**Problem description**
Transcribe the full listing exactly, and drop every picture.

------------------------------------------------------------------------

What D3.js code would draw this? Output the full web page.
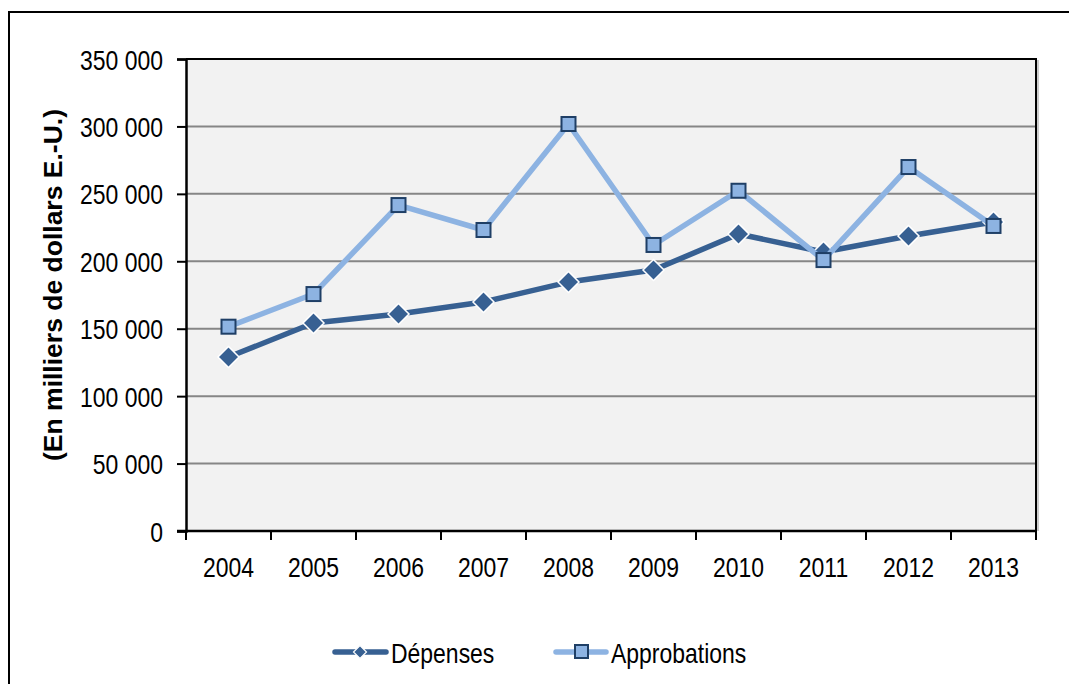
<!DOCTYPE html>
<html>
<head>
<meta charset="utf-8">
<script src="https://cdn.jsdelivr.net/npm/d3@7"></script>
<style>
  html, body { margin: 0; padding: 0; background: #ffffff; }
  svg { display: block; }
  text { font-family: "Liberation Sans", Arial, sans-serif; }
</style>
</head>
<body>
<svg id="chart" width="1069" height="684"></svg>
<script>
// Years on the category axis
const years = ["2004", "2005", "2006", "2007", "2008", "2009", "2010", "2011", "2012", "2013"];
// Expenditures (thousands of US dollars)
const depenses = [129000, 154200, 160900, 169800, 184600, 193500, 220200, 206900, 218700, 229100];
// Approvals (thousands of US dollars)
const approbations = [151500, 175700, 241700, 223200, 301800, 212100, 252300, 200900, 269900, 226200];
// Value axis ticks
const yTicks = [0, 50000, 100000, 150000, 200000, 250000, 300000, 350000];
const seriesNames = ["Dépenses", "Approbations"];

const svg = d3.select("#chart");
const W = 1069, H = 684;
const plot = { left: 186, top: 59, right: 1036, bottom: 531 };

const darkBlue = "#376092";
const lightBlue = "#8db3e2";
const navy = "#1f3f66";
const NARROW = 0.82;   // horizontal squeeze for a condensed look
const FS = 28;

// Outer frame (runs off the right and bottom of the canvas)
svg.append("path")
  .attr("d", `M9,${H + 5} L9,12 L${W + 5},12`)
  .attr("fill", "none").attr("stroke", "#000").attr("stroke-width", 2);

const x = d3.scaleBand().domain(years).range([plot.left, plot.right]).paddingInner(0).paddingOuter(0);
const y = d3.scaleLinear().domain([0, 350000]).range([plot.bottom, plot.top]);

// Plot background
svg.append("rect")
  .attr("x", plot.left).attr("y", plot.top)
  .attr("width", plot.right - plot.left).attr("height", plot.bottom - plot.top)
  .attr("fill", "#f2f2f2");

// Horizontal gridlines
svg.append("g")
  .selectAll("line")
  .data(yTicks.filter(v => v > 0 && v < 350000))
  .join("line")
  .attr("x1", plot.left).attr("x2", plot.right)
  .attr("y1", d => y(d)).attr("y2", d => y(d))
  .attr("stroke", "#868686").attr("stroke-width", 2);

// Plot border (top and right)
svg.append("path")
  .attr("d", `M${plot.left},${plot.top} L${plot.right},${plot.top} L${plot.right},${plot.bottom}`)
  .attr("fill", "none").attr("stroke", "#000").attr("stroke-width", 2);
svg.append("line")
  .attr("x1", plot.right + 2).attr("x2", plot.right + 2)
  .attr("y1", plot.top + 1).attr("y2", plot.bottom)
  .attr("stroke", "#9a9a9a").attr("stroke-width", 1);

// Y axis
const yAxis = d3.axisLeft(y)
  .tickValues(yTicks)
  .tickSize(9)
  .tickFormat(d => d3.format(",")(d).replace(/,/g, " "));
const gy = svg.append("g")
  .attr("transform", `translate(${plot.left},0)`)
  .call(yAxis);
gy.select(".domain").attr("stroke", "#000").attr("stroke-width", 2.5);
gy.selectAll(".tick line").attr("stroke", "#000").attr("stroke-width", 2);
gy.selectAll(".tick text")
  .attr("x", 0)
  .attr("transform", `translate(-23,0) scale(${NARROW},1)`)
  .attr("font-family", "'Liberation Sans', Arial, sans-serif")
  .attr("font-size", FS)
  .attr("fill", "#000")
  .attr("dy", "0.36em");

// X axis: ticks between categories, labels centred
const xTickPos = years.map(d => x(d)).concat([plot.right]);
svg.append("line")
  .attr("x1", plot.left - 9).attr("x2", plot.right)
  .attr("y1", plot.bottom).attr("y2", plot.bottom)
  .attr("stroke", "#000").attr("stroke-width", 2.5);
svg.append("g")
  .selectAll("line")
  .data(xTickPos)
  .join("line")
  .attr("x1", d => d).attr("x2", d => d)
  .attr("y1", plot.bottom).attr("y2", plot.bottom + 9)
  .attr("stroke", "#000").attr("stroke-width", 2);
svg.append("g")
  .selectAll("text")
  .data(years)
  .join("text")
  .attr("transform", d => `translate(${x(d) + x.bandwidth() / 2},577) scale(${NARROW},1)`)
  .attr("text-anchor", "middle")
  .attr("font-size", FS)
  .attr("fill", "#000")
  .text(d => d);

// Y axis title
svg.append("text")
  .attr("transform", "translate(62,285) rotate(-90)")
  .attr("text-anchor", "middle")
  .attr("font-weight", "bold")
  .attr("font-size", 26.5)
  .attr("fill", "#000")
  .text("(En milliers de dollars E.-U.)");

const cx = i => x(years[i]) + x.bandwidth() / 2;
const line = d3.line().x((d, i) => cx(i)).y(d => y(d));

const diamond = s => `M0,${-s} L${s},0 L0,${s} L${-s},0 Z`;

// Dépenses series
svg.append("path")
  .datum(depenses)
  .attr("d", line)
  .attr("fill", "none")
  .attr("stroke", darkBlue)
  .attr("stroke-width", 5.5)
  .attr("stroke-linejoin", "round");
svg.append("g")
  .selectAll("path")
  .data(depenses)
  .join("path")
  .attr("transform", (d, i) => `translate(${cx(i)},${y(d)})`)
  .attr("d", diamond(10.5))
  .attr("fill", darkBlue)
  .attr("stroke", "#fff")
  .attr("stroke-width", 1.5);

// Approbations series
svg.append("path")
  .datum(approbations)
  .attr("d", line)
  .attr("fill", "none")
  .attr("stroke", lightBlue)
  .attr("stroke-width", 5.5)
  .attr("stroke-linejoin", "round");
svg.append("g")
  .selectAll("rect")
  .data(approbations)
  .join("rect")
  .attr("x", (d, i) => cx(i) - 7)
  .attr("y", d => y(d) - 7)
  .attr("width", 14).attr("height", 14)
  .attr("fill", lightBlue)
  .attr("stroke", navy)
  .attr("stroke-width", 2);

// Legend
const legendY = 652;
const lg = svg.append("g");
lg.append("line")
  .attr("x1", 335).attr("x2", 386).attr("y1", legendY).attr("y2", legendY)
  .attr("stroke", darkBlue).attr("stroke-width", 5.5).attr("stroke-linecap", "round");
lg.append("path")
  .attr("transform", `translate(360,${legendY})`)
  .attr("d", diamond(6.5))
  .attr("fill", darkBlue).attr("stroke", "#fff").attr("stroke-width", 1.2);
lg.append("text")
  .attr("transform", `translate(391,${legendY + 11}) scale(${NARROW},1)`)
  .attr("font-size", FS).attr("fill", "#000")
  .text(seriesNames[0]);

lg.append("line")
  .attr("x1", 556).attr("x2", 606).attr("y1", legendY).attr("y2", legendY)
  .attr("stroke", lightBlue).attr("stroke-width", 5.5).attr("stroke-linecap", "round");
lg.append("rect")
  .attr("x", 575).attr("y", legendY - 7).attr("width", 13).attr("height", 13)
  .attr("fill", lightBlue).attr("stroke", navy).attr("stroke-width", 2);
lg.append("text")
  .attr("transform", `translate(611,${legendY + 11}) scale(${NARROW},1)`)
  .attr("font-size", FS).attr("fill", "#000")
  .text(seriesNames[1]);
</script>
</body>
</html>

------------------------------------------------------------------------

**Written reply**
What D3.js code would draw this? Output the full web page.
<!DOCTYPE html>
<html>
<head>
<meta charset="utf-8">
<script src="https://cdn.jsdelivr.net/npm/d3@7"></script>
<style>
  html, body { margin: 0; padding: 0; background: #ffffff; }
  svg { display: block; }
  text { font-family: "Liberation Sans", Arial, sans-serif; }
</style>
</head>
<body>
<svg id="chart" width="1069" height="684"></svg>
<script>
// Years on the category axis
const years = ["2004", "2005", "2006", "2007", "2008", "2009", "2010", "2011", "2012", "2013"];
// Expenditures (thousands of US dollars)
const depenses = [129000, 154200, 160900, 169800, 184600, 193500, 220200, 206900, 218700, 229100];
// Approvals (thousands of US dollars)
const approbations = [151500, 175700, 241700, 223200, 301800, 212100, 252300, 200900, 269900, 226200];
// Value axis ticks
const yTicks = [0, 50000, 100000, 150000, 200000, 250000, 300000, 350000];
const seriesNames = ["Dépenses", "Approbations"];

const svg = d3.select("#chart");
const W = 1069, H = 684;
const plot = { left: 186, top: 59, right: 1036, bottom: 531 };

const darkBlue = "#376092";
const lightBlue = "#8db3e2";
const navy = "#1f3f66";
const NARROW = 0.82;   // horizontal squeeze for a condensed look
const FS = 28;

// Outer frame (runs off the right and bottom of the canvas)
svg.append("path")
  .attr("d", `M9,${H + 5} L9,12 L${W + 5},12`)
  .attr("fill", "none").attr("stroke", "#000").attr("stroke-width", 2);

const x = d3.scaleBand().domain(years).range([plot.left, plot.right]).paddingInner(0).paddingOuter(0);
const y = d3.scaleLinear().domain([0, 350000]).range([plot.bottom, plot.top]);

// Plot background
svg.append("rect")
  .attr("x", plot.left).attr("y", plot.top)
  .attr("width", plot.right - plot.left).attr("height", plot.bottom - plot.top)
  .attr("fill", "#f2f2f2");

// Horizontal gridlines
svg.append("g")
  .selectAll("line")
  .data(yTicks.filter(v => v > 0 && v < 350000))
  .join("line")
  .attr("x1", plot.left).attr("x2", plot.right)
  .attr("y1", d => y(d)).attr("y2", d => y(d))
  .attr("stroke", "#868686").attr("stroke-width", 2);

// Plot border (top and right)
svg.append("path")
  .attr("d", `M${plot.left},${plot.top} L${plot.right},${plot.top} L${plot.right},${plot.bottom}`)
  .attr("fill", "none").attr("stroke", "#000").attr("stroke-width", 2);
svg.append("line")
  .attr("x1", plot.right + 2).attr("x2", plot.right + 2)
  .attr("y1", plot.top + 1).attr("y2", plot.bottom)
  .attr("stroke", "#9a9a9a").attr("stroke-width", 1);

// Y axis
const yAxis = d3.axisLeft(y)
  .tickValues(yTicks)
  .tickSize(9)
  .tickFormat(d => d3.format(",")(d).replace(/,/g, " "));
const gy = svg.append("g")
  .attr("transform", `translate(${plot.left},0)`)
  .call(yAxis);
gy.select(".domain").attr("stroke", "#000").attr("stroke-width", 2.5);
gy.selectAll(".tick line").attr("stroke", "#000").attr("stroke-width", 2);
gy.selectAll(".tick text")
  .attr("x", 0)
  .attr("transform", `translate(-23,0) scale(${NARROW},1)`)
  .attr("font-family", "'Liberation Sans', Arial, sans-serif")
  .attr("font-size", FS)
  .attr("fill", "#000")
  .attr("dy", "0.36em");

// X axis: ticks between categories, labels centred
const xTickPos = years.map(d => x(d)).concat([plot.right]);
svg.append("line")
  .attr("x1", plot.left - 9).attr("x2", plot.right)
  .attr("y1", plot.bottom).attr("y2", plot.bottom)
  .attr("stroke", "#000").attr("stroke-width", 2.5);
svg.append("g")
  .selectAll("line")
  .data(xTickPos)
  .join("line")
  .attr("x1", d => d).attr("x2", d => d)
  .attr("y1", plot.bottom).attr("y2", plot.bottom + 9)
  .attr("stroke", "#000").attr("stroke-width", 2);
svg.append("g")
  .selectAll("text")
  .data(years)
  .join("text")
  .attr("transform", d => `translate(${x(d) + x.bandwidth() / 2},577) scale(${NARROW},1)`)
  .attr("text-anchor", "middle")
  .attr("font-size", FS)
  .attr("fill", "#000")
  .text(d => d);

// Y axis title
svg.append("text")
  .attr("transform", "translate(62,285) rotate(-90)")
  .attr("text-anchor", "middle")
  .attr("font-weight", "bold")
  .attr("font-size", 26.5)
  .attr("fill", "#000")
  .text("(En milliers de dollars E.-U.)");

const cx = i => x(years[i]) + x.bandwidth() / 2;
const line = d3.line().x((d, i) => cx(i)).y(d => y(d));

const diamond = s => `M0,${-s} L${s},0 L0,${s} L${-s},0 Z`;

// Dépenses series
svg.append("path")
  .datum(depenses)
  .attr("d", line)
  .attr("fill", "none")
  .attr("stroke", darkBlue)
  .attr("stroke-width", 5.5)
  .attr("stroke-linejoin", "round");
svg.append("g")
  .selectAll("path")
  .data(depenses)
  .join("path")
  .attr("transform", (d, i) => `translate(${cx(i)},${y(d)})`)
  .attr("d", diamond(10.5))
  .attr("fill", darkBlue)
  .attr("stroke", "#fff")
  .attr("stroke-width", 1.5);

// Approbations series
svg.append("path")
  .datum(approbations)
  .attr("d", line)
  .attr("fill", "none")
  .attr("stroke", lightBlue)
  .attr("stroke-width", 5.5)
  .attr("stroke-linejoin", "round");
svg.append("g")
  .selectAll("rect")
  .data(approbations)
  .join("rect")
  .attr("x", (d, i) => cx(i) - 7)
  .attr("y", d => y(d) - 7)
  .attr("width", 14).attr("height", 14)
  .attr("fill", lightBlue)
  .attr("stroke", navy)
  .attr("stroke-width", 2);

// Legend
const legendY = 652;
const lg = svg.append("g");
lg.append("line")
  .attr("x1", 335).attr("x2", 386).attr("y1", legendY).attr("y2", legendY)
  .attr("stroke", darkBlue).attr("stroke-width", 5.5).attr("stroke-linecap", "round");
lg.append("path")
  .attr("transform", `translate(360,${legendY})`)
  .attr("d", diamond(6.5))
  .attr("fill", darkBlue).attr("stroke", "#fff").attr("stroke-width", 1.2);
lg.append("text")
  .attr("transform", `translate(391,${legendY + 11}) scale(${NARROW},1)`)
  .attr("font-size", FS).attr("fill", "#000")
  .text(seriesNames[0]);

lg.append("line")
  .attr("x1", 556).attr("x2", 606).attr("y1", legendY).attr("y2", legendY)
  .attr("stroke", lightBlue).attr("stroke-width", 5.5).attr("stroke-linecap", "round");
lg.append("rect")
  .attr("x", 575).attr("y", legendY - 7).attr("width", 13).attr("height", 13)
  .attr("fill", lightBlue).attr("stroke", navy).attr("stroke-width", 2);
lg.append("text")
  .attr("transform", `translate(611,${legendY + 11}) scale(${NARROW},1)`)
  .attr("font-size", FS).attr("fill", "#000")
  .text(seriesNames[1]);
</script>
</body>
</html>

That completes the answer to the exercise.